Wylie wins Medibank job
MARC MONCRIEF, FINANCIAL SERVICES, REPORTER
14 July 2006
The Age

BOUTIQUE investment bank Carnegie Wylie, steered by Melbourne corporate fixer John Wylie and Sydney's Mark Carnegie, will advise the Federal Government on the billion-dollar sale of Medibank Private.

The bank has taken on some of the most high-profile corporate deals of late. It made $20 million as a broker to Coles Myer's sale of the Myer retail chain - a sale that unexpectedly and profitably included the chain's flagship Bourke Street property.

The bank also helped bring together Toll Holdings and Patrick Corporation, despite emotions on both sides of the deal running at fever pitch.

Carnegie Wylie conducted the initial 2003 study advocating the sale of Medibank Private. Earlier this year, the bank updated its research to reflect the new management of chief executive George Savvides. Carnegie Wylie made $130.8 million profit last year on $2.8 billion revenue.

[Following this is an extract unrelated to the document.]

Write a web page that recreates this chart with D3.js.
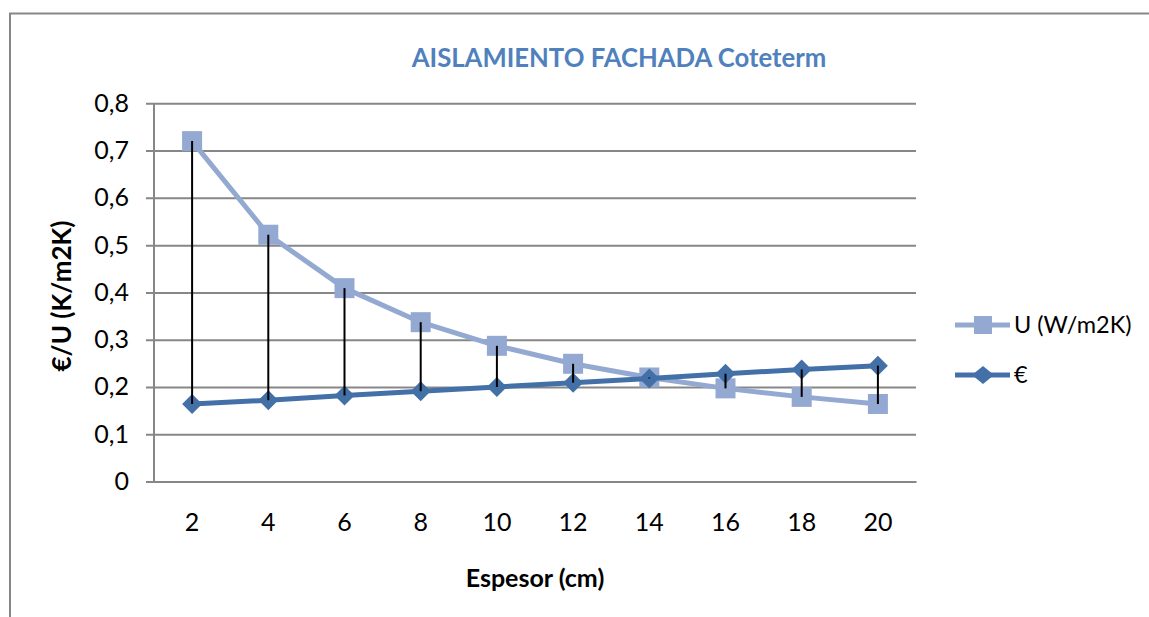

The float, expected to pour up to $2 billion into government coffers, follows the aborted offering of government-owned Snowy Hydro. That deal was constrained by market appetite, a cultural uprising and the impending sale of the Government's $25 billion Telstra stake.

The Government is expected to wait until after the Telstra deal before detailing the Medibank Private offer to investors.